• Task brief:
Set down the data below without change, skipping the pictures it holds.

• Data excerpt:
○ ○ ○ ○ ○

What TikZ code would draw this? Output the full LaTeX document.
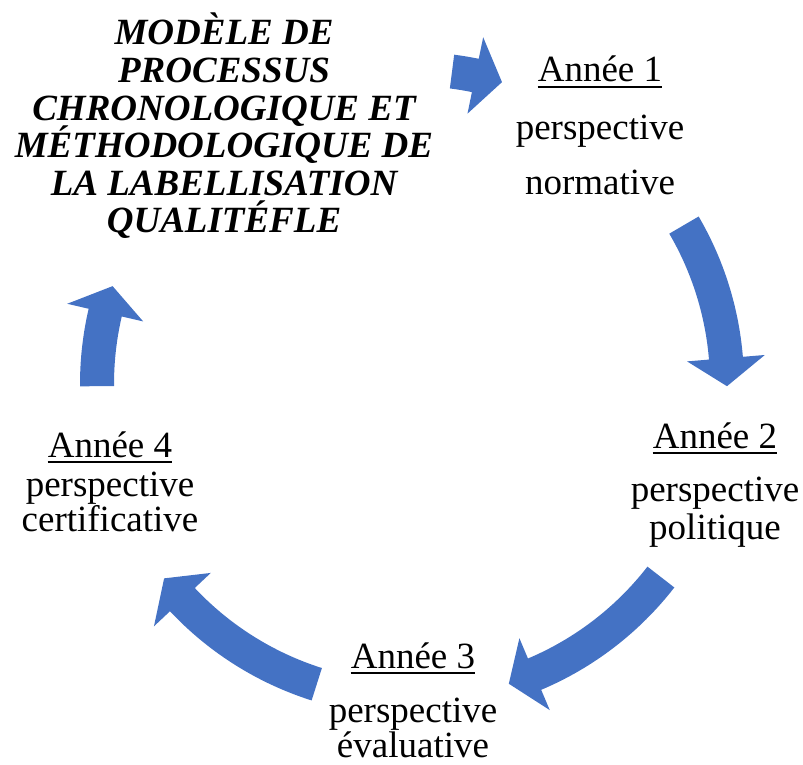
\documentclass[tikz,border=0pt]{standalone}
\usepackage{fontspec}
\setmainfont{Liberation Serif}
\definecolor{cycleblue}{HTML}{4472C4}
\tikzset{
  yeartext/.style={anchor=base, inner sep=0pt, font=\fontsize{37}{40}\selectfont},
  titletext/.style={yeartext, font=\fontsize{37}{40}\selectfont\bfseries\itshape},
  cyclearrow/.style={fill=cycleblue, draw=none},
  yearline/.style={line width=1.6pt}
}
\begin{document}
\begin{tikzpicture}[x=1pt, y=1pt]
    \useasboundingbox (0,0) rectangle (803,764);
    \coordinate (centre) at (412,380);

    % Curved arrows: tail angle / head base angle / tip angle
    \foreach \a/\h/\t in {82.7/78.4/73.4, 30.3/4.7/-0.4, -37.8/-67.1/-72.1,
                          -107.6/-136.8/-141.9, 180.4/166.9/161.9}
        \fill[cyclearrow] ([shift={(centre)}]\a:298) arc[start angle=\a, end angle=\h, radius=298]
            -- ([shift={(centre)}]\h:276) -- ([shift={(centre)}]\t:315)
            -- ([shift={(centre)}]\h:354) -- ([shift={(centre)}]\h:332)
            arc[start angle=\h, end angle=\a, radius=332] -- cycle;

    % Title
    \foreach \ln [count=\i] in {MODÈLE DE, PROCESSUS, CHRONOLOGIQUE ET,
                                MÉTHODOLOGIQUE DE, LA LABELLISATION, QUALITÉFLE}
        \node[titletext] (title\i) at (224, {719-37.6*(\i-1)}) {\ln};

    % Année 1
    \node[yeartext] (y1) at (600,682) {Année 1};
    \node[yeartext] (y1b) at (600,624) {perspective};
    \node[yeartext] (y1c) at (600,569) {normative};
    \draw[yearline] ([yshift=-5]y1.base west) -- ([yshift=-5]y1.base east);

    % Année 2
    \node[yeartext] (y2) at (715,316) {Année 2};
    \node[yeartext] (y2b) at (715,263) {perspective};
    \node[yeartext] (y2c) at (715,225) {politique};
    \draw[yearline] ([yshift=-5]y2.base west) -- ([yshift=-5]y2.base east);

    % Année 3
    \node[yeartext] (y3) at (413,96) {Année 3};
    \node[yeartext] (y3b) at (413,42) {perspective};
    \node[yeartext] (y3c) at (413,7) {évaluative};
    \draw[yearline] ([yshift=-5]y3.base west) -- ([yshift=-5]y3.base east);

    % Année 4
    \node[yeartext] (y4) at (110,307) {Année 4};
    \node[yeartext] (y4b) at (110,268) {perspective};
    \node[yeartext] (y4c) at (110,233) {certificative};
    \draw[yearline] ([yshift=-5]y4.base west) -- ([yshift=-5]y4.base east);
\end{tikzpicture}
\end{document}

○ ○ ○ ○ ○

• Solution:
What TikZ code would draw this? Output the full LaTeX document.
\documentclass[tikz,border=0pt]{standalone}
\usepackage{fontspec}
\setmainfont{Liberation Serif}
\definecolor{cycleblue}{HTML}{4472C4}
\tikzset{
  yeartext/.style={anchor=base, inner sep=0pt, font=\fontsize{37}{40}\selectfont},
  titletext/.style={yeartext, font=\fontsize{37}{40}\selectfont\bfseries\itshape},
  cyclearrow/.style={fill=cycleblue, draw=none},
  yearline/.style={line width=1.6pt}
}
\begin{document}
\begin{tikzpicture}[x=1pt, y=1pt]
    \useasboundingbox (0,0) rectangle (803,764);
    \coordinate (centre) at (412,380);

    % Curved arrows: tail angle / head base angle / tip angle
    \foreach \a/\h/\t in {82.7/78.4/73.4, 30.3/4.7/-0.4, -37.8/-67.1/-72.1,
                          -107.6/-136.8/-141.9, 180.4/166.9/161.9}
        \fill[cyclearrow] ([shift={(centre)}]\a:298) arc[start angle=\a, end angle=\h, radius=298]
            -- ([shift={(centre)}]\h:276) -- ([shift={(centre)}]\t:315)
            -- ([shift={(centre)}]\h:354) -- ([shift={(centre)}]\h:332)
            arc[start angle=\h, end angle=\a, radius=332] -- cycle;

    % Title
    \foreach \ln [count=\i] in {MODÈLE DE, PROCESSUS, CHRONOLOGIQUE ET,
                                MÉTHODOLOGIQUE DE, LA LABELLISATION, QUALITÉFLE}
        \node[titletext] (title\i) at (224, {719-37.6*(\i-1)}) {\ln};

    % Année 1
    \node[yeartext] (y1) at (600,682) {Année 1};
    \node[yeartext] (y1b) at (600,624) {perspective};
    \node[yeartext] (y1c) at (600,569) {normative};
    \draw[yearline] ([yshift=-5]y1.base west) -- ([yshift=-5]y1.base east);

    % Année 2
    \node[yeartext] (y2) at (715,316) {Année 2};
    \node[yeartext] (y2b) at (715,263) {perspective};
    \node[yeartext] (y2c) at (715,225) {politique};
    \draw[yearline] ([yshift=-5]y2.base west) -- ([yshift=-5]y2.base east);

    % Année 3
    \node[yeartext] (y3) at (413,96) {Année 3};
    \node[yeartext] (y3b) at (413,42) {perspective};
    \node[yeartext] (y3c) at (413,7) {évaluative};
    \draw[yearline] ([yshift=-5]y3.base west) -- ([yshift=-5]y3.base east);

    % Année 4
    \node[yeartext] (y4) at (110,307) {Année 4};
    \node[yeartext] (y4b) at (110,268) {perspective};
    \node[yeartext] (y4c) at (110,233) {certificative};
    \draw[yearline] ([yshift=-5]y4.base west) -- ([yshift=-5]y4.base east);
\end{tikzpicture}
\end{document}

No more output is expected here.